Bashing Wal-Mart is always a cheap thrill, but if you are also bashing Whole Foods for ephemeral organic claims, who's left? The buyer at Wal-Mart doesn't need to know what end of a cow is which. What he/she needs to know is retailing, and you can bet your bippy Wal-Mart has some pretty solid evidence this move is good for their bottom line.

Fellow AgWeb blogger Chris Galen adds a more realistic view, I think:
And the reason why? It’s the same as the answer to the question of why did the chicken cross the road? Because it can. Or, in this case, because they can. Retailers and processors have the ability to call the shots, and can push suppliers to provide the product they demand. It may not be fair to farmers using rBST, but when you’re the low man on the totem pole in the food supply chain, and when the clout of retailers is such that a mere five of them (Wal-Mart, Supervalu, Kroger, Safeway and Ahold) control more than half of the collective grocery marketplace, the decisions you have to make to keep your marketing opportunities open are sometimes not your own. [More of a thoughtful analysis and backstory]
As for not choosing to use rBST causing people to go hungry, that seems to be a reach. Wasn't milk cheaper before the days of rBST? Regardless, the dairy industry itself argues that prices are high because of unprecedented demand and ethanol-driven feed prices. At worst, we add a few cows to the herd to make up for lost production, and Monsanto loses a small cash cow (no pun intended - I think).

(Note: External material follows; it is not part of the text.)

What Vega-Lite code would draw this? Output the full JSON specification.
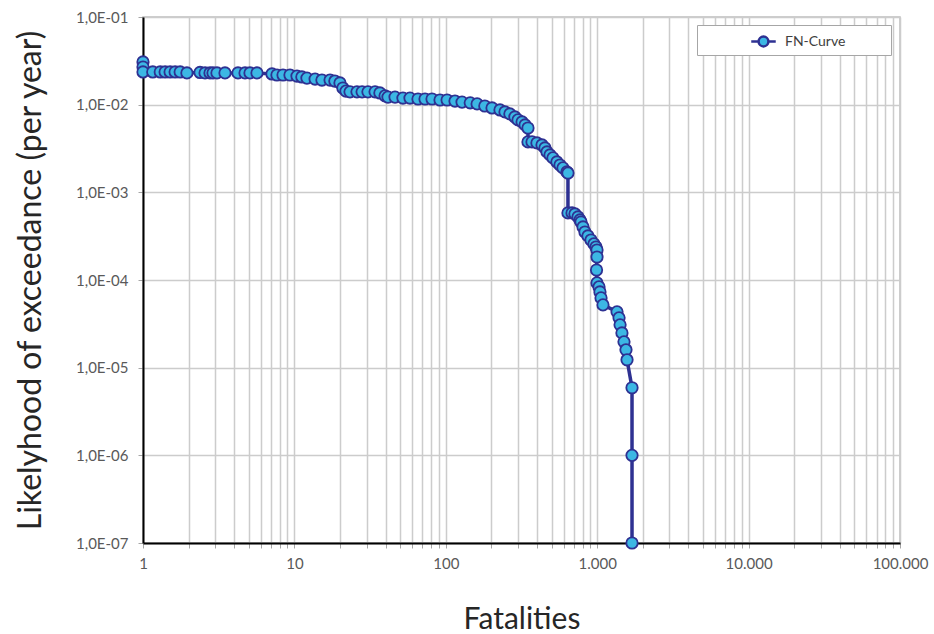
{
  "$schema": "https://vega.github.io/schema/vega-lite/v6.json",
  "autosize": {"type": "none"},
  "padding": {"left": 143, "top": 17, "right": 34, "bottom": 91},
  "width": 757,
  "height": 526,
  "background": "white",
  "config": {
    "font": "Lato",
    "view": {"stroke": "#bfbfbf", "strokeWidth": 1.5},
    "axis": {"labelFont": "Lato", "titleFont": "Lato", "labelColor": "#595959", "titleColor": "#262626", "titleFontWeight": "normal"}
  },
  "data": {
    "values": [
      {"x": 1, "y": 0.0307, "series": "FN-Curve"},
      {"x": 1, "y": 0.0269, "series": "FN-Curve"},
      {"x": 1, "y": 0.0236, "series": "FN-Curve"},
      {"x": 1.16, "y": 0.0236, "series": "FN-Curve"},
      {"x": 1.30, "y": 0.0236, "series": "FN-Curve"},
      {"x": 1.40, "y": 0.0236, "series": "FN-Curve"},
      {"x": 1.51, "y": 0.0236, "series": "FN-Curve"},
      {"x": 1.63, "y": 0.0236, "series": "FN-Curve"},
      {"x": 1.76, "y": 0.0236, "series": "FN-Curve"},
      {"x": 1.95, "y": 0.0230, "series": "FN-Curve"},
      {"x": 2.38, "y": 0.0233, "series": "FN-Curve"},
      {"x": 2.57, "y": 0.0230, "series": "FN-Curve"},
      {"x": 2.77, "y": 0.0230, "series": "FN-Curve"},
      {"x": 2.90, "y": 0.0230, "series": "FN-Curve"},
      {"x": 3.08, "y": 0.0230, "series": "FN-Curve"},
      {"x": 3.48, "y": 0.0230, "series": "FN-Curve"},
      {"x": 4.24, "y": 0.0230, "series": "FN-Curve"},
      {"x": 4.72, "y": 0.0230, "series": "FN-Curve"},
      {"x": 5.09, "y": 0.0230, "series": "FN-Curve"},
      {"x": 5.66, "y": 0.0230, "series": "FN-Curve"},
      {"x": 7.11, "y": 0.0224, "series": "FN-Curve"},
      {"x": 7.67, "y": 0.0218, "series": "FN-Curve"},
      {"x": 8.41, "y": 0.0218, "series": "FN-Curve"},
      {"x": 9.35, "y": 0.0218, "series": "FN-Curve"},
      {"x": 10.4, "y": 0.0212, "series": "FN-Curve"},
      {"x": 11.2, "y": 0.0207, "series": "FN-Curve"},
      {"x": 12.1, "y": 0.0201, "series": "FN-Curve"},
      {"x": 13.7, "y": 0.0196, "series": "FN-Curve"},
      {"x": 15.2, "y": 0.0191, "series": "FN-Curve"},
      {"x": 17.2, "y": 0.0191, "series": "FN-Curve"},
      {"x": 18.5, "y": 0.0186, "series": "FN-Curve"},
      {"x": 20.0, "y": 0.0177, "series": "FN-Curve"},
      {"x": 20.9, "y": 0.0155, "series": "FN-Curve"},
      {"x": 21.9, "y": 0.0143, "series": "FN-Curve"},
      {"x": 23.3, "y": 0.0140, "series": "FN-Curve"},
      {"x": 25.9, "y": 0.0140, "series": "FN-Curve"},
      {"x": 28.0, "y": 0.0140, "series": "FN-Curve"},
      {"x": 30.6, "y": 0.0140, "series": "FN-Curve"},
      {"x": 34.1, "y": 0.0140, "series": "FN-Curve"},
      {"x": 36.7, "y": 0.0136, "series": "FN-Curve"},
      {"x": 39.7, "y": 0.0126, "series": "FN-Curve"},
      {"x": 41.5, "y": 0.0122, "series": "FN-Curve"},
      {"x": 46.2, "y": 0.0122, "series": "FN-Curve"},
      {"x": 52.1, "y": 0.0119, "series": "FN-Curve"},
      {"x": 58.0, "y": 0.0119, "series": "FN-Curve"},
      {"x": 65.5, "y": 0.0116, "series": "FN-Curve"},
      {"x": 72.9, "y": 0.0116, "series": "FN-Curve"},
      {"x": 81.1, "y": 0.0116, "series": "FN-Curve"},
      {"x": 91.6, "y": 0.0113, "series": "FN-Curve"},
      {"x": 102, "y": 0.0113, "series": "FN-Curve"},
      {"x": 115, "y": 0.0110, "series": "FN-Curve"},
      {"x": 128, "y": 0.0107, "series": "FN-Curve"},
      {"x": 145, "y": 0.0105, "series": "FN-Curve"},
      {"x": 161, "y": 0.0102, "series": "FN-Curve"},
      {"x": 181, "y": 0.00966, "series": "FN-Curve"},
      {"x": 202, "y": 0.00917, "series": "FN-Curve"},
      {"x": 228, "y": 0.0087, "series": "FN-Curve"},
      {"x": 246, "y": 0.00826, "series": "FN-Curve"},
      {"x": 265, "y": 0.00784, "series": "FN-Curve"},
      {"x": 286, "y": 0.00724, "series": "FN-Curve"},
      {"x": 300, "y": 0.0067, "series": "FN-Curve"},
      {"x": 319, "y": 0.00635, "series": "FN-Curve"},
      {"x": 334, "y": 0.00587, "series": "FN-Curve"},
      {"x": 349, "y": 0.00542, "series": "FN-Curve"},
      {"x": 349, "y": 0.00376, "series": "FN-Curve"},
      {"x": 371, "y": 0.00376, "series": "FN-Curve"},
      {"x": 400, "y": 0.00366, "series": "FN-Curve"},
      {"x": 432, "y": 0.00347, "series": "FN-Curve"},
      {"x": 452, "y": 0.00321, "series": "FN-Curve"},
      {"x": 466, "y": 0.00289, "series": "FN-Curve"},
      {"x": 488, "y": 0.00267, "series": "FN-Curve"},
      {"x": 510, "y": 0.00247, "series": "FN-Curve"},
      {"x": 542, "y": 0.00222, "series": "FN-Curve"},
      {"x": 568, "y": 0.00205, "series": "FN-Curve"},
      {"x": 594, "y": 0.0019, "series": "FN-Curve"},
      {"x": 631, "y": 0.00171, "series": "FN-Curve"},
      {"x": 641, "y": 0.00166, "series": "FN-Curve"},
      {"x": 641, "y": 0.000582, "series": "FN-Curve"},
      {"x": 682, "y": 0.000582, "series": "FN-Curve"},
      {"x": 713, "y": 0.000567, "series": "FN-Curve"},
      {"x": 747, "y": 0.000524, "series": "FN-Curve"},
      {"x": 770, "y": 0.000484, "series": "FN-Curve"},
      {"x": 782, "y": 0.000459, "series": "FN-Curve"},
      {"x": 806, "y": 0.000403, "series": "FN-Curve"},
      {"x": 830, "y": 0.000353, "series": "FN-Curve"},
      {"x": 869, "y": 0.000318, "series": "FN-Curve"},
      {"x": 910, "y": 0.000286, "series": "FN-Curve"},
      {"x": 952, "y": 0.000258, "series": "FN-Curve"},
      {"x": 982, "y": 0.000238, "series": "FN-Curve"},
      {"x": 997, "y": 0.00022, "series": "FN-Curve"},
      {"x": 997, "y": 0.000183, "series": "FN-Curve"},
      {"x": 990, "y": 0.00013, "series": "FN-Curve"},
      {"x": 997, "y": 0.0000927, "series": "FN-Curve"},
      {"x": 1028, "y": 0.0000834, "series": "FN-Curve"},
      {"x": 1043, "y": 0.0000731, "series": "FN-Curve"},
      {"x": 1060, "y": 0.0000625, "series": "FN-Curve"},
      {"x": 1092, "y": 0.000052, "series": "FN-Curve"},
      {"x": 1352, "y": 0.0000433, "series": "FN-Curve"},
      {"x": 1394, "y": 0.000037, "series": "FN-Curve"},
      {"x": 1416, "y": 0.0000308, "series": "FN-Curve"},
      {"x": 1457, "y": 0.0000249, "series": "FN-Curve"},
      {"x": 1503, "y": 0.0000197, "series": "FN-Curve"},
      {"x": 1549, "y": 0.000016, "series": "FN-Curve"},
      {"x": 1574, "y": 0.0000123, "series": "FN-Curve"},
      {"x": 1698, "y": 0.0000059, "series": "FN-Curve"},
      {"x": 1698, "y": 0.000001, "series": "FN-Curve"},
      {"x": 1698, "y": 0.0000001, "series": "FN-Curve"}
    ]
  },
  "encoding": {
    "x": {
      "field": "x", "type": "quantitative",
      "scale": {"type": "log", "domain": [1, 100000], "nice": false},
      "axis": {
        "title": "Fatalities",
        "titleFontSize": 30, "titlePadding": 33,
        "values": [1,2,3,4,5,6,7,8,9,10,20,30,40,50,60,70,80,90,100,200,300,400,500,600,700,800,900,1000,2000,3000,4000,5000,6000,7000,8000,9000,10000,20000,30000,40000,50000,60000,70000,80000,90000,100000],
        "labelExpr": "indexof([1,10,100,1000,10000,100000], datum.value) >= 0 ? replace(format(datum.value, ','), ',', '.') : ''",
        "labelFontSize": 15, "labelPadding": 8, "labelOverlap": false, "labelFlush": false,
        "tickSize": 5, "tickColor": "#a6a6a6",
        "domainColor": "#000000", "domainWidth": 2,
        "grid": true, "gridColor": "#cccccc", "gridWidth": 1.5
      }
    },
    "y": {
      "field": "y", "type": "quantitative",
      "scale": {"type": "log", "domain": [0.0000001, 0.1], "nice": false},
      "axis": {
        "title": "Likelyhood of exceedance (per year)",
        "titleFontSize": 32, "titlePadding": 28,
        "values": [0.0000001, 0.000001, 0.00001, 0.0001, 0.001, 0.01, 0.1],
        "labelExpr": "'1,0E-0' + format(-log(datum.value)/LN10, '.0f')",
        "labelFontSize": 15, "labelPadding": 10,
        "tickSize": 5, "tickColor": "#a6a6a6",
        "domainColor": "#000000", "domainWidth": 2,
        "grid": true, "gridColor": "#cccccc", "gridWidth": 1.5
      }
    }
  },
  "layer": [
    {
      "mark": {"type": "line", "strokeWidth": 3.5},
      "encoding": {
        "order": {"value": null},
        "color": {
          "field": "series", "type": "nominal",
          "scale": {"range": ["#2E3192"]},
          "legend": {
            "title": null,
            "orient": "none", "legendX": 554, "legendY": 8,
            "strokeColor": "#a6a6a6", "fillColor": "white", "padding": 3,
            "symbolType": "M-1,0H-0.4M0.4,0H1M-0.4,0A0.4,0.4,0,1,0,0.4,0A0.4,0.4,0,1,0,-0.4,0Z",
            "symbolSize": 600, "symbolOffset": 50, "symbolStrokeWidth": 2.5,
            "labelFont": "Lato", "labelFontSize": 14, "labelColor": "#404040", "labelOffset": 8,
            "labelExpr": "datum.label + '\u2003\u2003\u2003\u2003\u200b'",
            "labelLimit": 300,
            "encode": {"symbols": {"update": {"fill": {"value": "#3CB7E4"}, "stroke": {"value": "#2E3192"}, "strokeWidth": {"value": 2.5}, "opacity": {"value": 1}}}}
          }
        }
      }
    },
    {
      "mark": {"type": "point", "filled": true, "fill": "#3CB7E4", "stroke": "#2E3192", "strokeWidth": 1.8, "size": 130, "opacity": 1}
    }
  ]
}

Not the end of the world either way. rBST is an incremental - not quantum - production leap.

Agriculture need to think carefully about lecturing consumers on their choices. Insisting on sound science should include the science of economics.

The dairy industry has enjoyed the support of taxpayers for years by exploiting the economic principle of widely distributed costs ("less than 1% of the federal budget" or "only XX cents per person per day") paying for highly concentrated benefits to a relative handful of producers.

The struggle over rBST illustrates a widely distributed good (slightly cheaper milk - maybe) is just as hard for consumers to get excited about in the face of a perceived risk - a concentrated cost. Most importantly, rBGH supporters could have done their homework on studies about what risks people will allow their children to endure (basically an irrational zero). This principle is widely accepted and it was curious marketers thought they could overcome it with any amount of advertising.

Some battles you win, some you lose. Only I think this battle is more of a hissy-fit. And maybe picking fights with customers isn't such a good idea in the first place.

2 comments:

Anonymous said...

John,

There is another salient point here. The rBST causes cows to be more efficient in the conversion of feed to milk, which lowers the "environmental footprint" (a concept we are all going to have to familiarize ourselves with) of milk production. This is a big deal if one believes the word sustainability has meaning.

On the other hand, opposition to the hormone can be best represented by the belief on the part of some that its presence in milk is causing young girls to enter adolescence prematurely. This, in a word, is nuts.
This conflict over milk is a good analogue for the entire debate over food/organic/industrial agriculture, etcetera. Here we have an industrial process that is clearly greener and more sustainable than the agrarian, to use your word, alternative. But the combination of cynicism, anti-corporate bias, and general elitist food shiboleths has very little counter voice in our culture. I mean, John Stossel cannot do all the heavy lifting.

I'm sorry, but "the customer is always right" just doesn't get it for me anymore.

John Phipps said...

Brian:

As a frustrated nuclear power advocate, I agree the irrational consumer is his/her own worst enemy. But what scares the bejabbers outta me are the systems proposed to override that irrationality "for their own good".

Is a scientific breakthrough really valuable if it exceeds the ability of most folks to comprehend?

Perhaps "always right" would be better phrased "is the decider".

And we know how much to expect from "deciders" now.